My dad had forfeited his career in the United States Forest Service to come back to Michigan and rescue our family farm left to his mother. He replaced fences, ditches and water pumps a hired man had neglected, a very expensive process. At that moment in history the Great Depression took away our family’s savings. The Forest Service was firing, not hiring. We survived because we ate whatever food could be grown on our farm and wore our clothes until they were threadbare.

We sold strawberries to the village store where they cost 32 cents a quart. One hot day while I was picking in our garden patch I looked up and saw my dad walking down our lane which led past the garden toward the barn, pasture and beyond a creek into some woods at the edge of our property. A big stray dog, lanky and thin, had chosen our house for now and walked close to my dad who was petting and talking to him. My father was carrying a gun, which I thought was quite unusual. He never went hunting. I remember exactly as if I were there now picking strawberries. The hot sand and the way the dog and man walked so close together and how their eyes seemed to smile at each other.

A year later a girl friend and I took a long walk down our lane and into the woods. At our feet, half hidden under branches, dead brush and weeds, we stumbled onto some old whitened bones.
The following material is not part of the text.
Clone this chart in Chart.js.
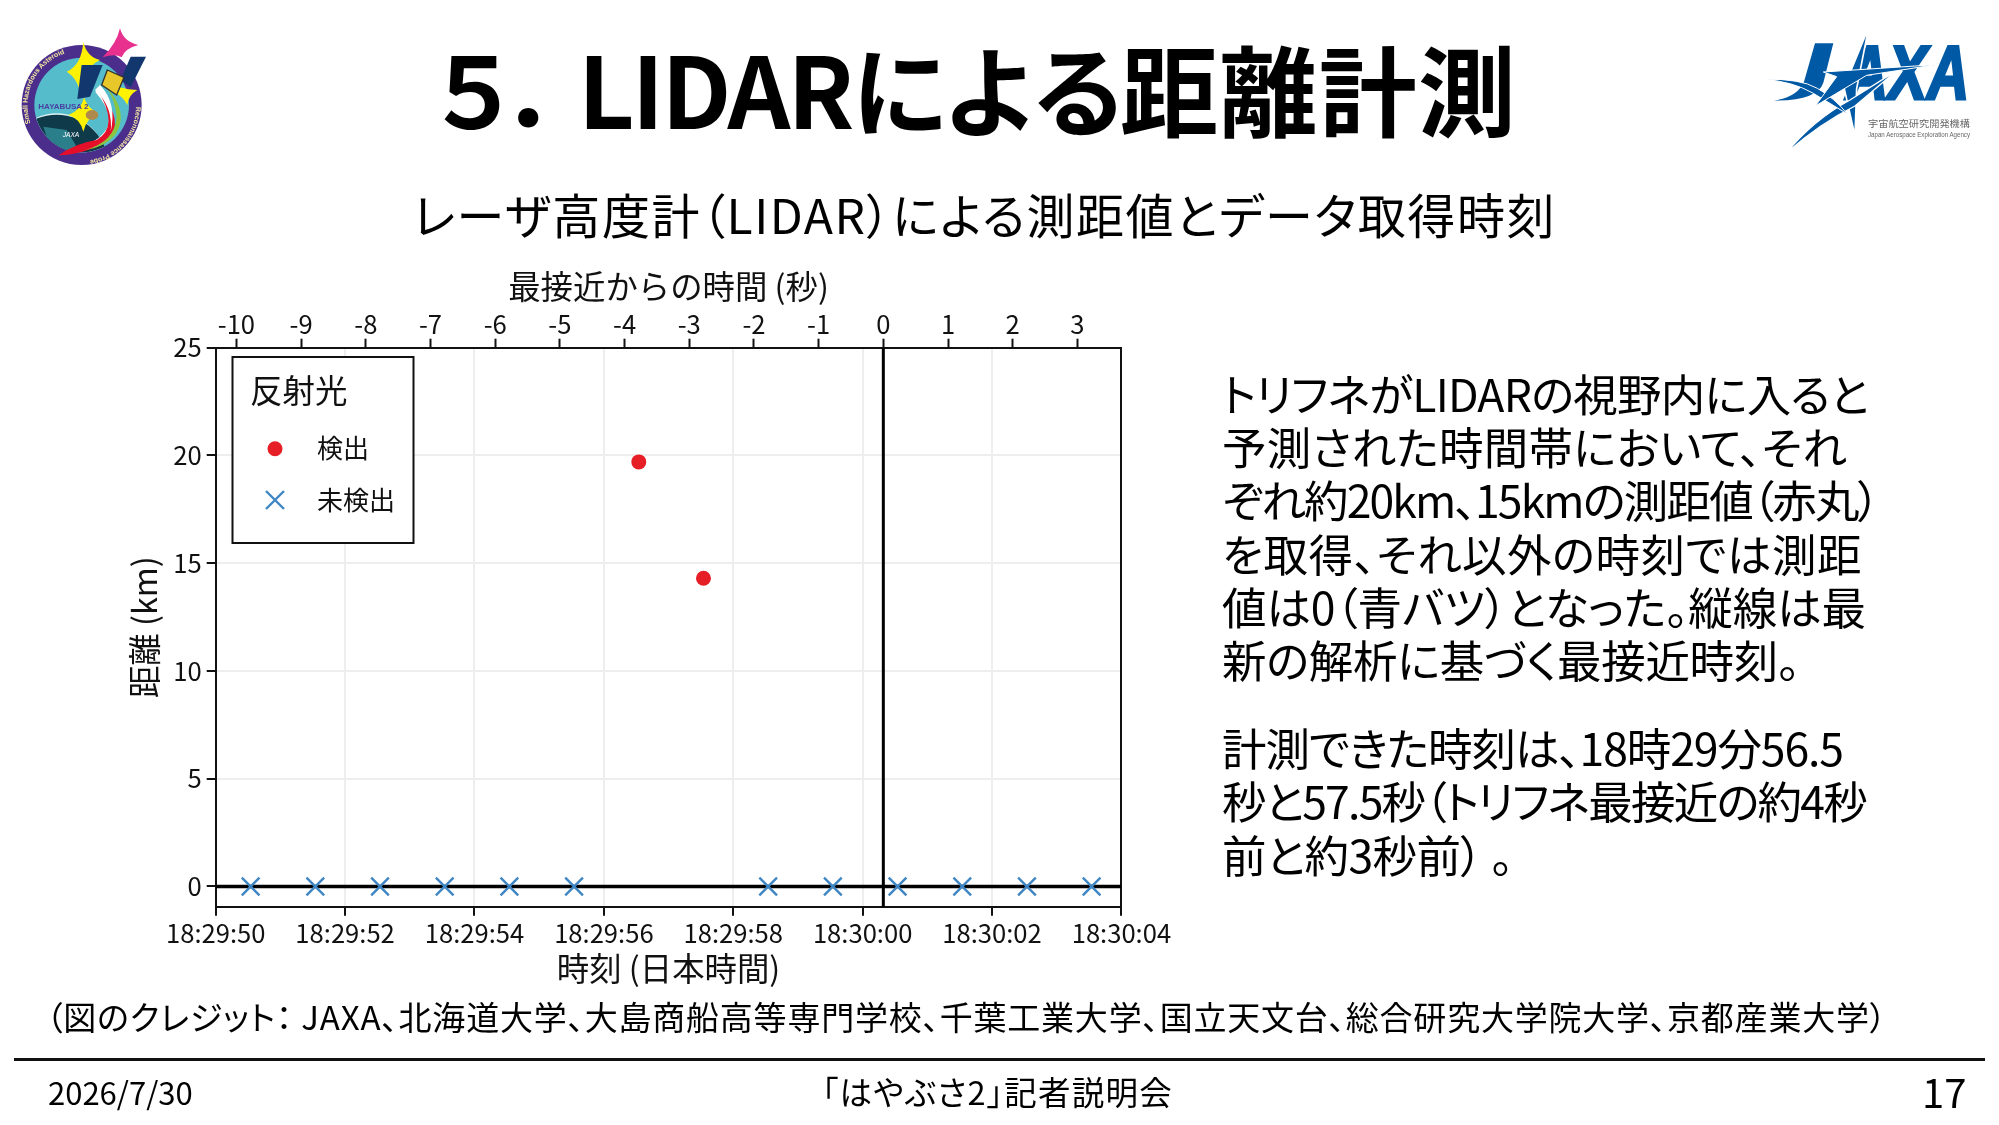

We raced back to the house wondering who had been killed in our woods. My mother explained reluctantly. We hardly had enough to eat ourselves, let alone the stray dog’s big mouth to feed. It had been a very difficult decision. Now I understood the look on my father’s face as he walked toward the woods.

I love you daddy. Many years between are blurred, but I can still see the strawberry patch clearly. Like yesterday.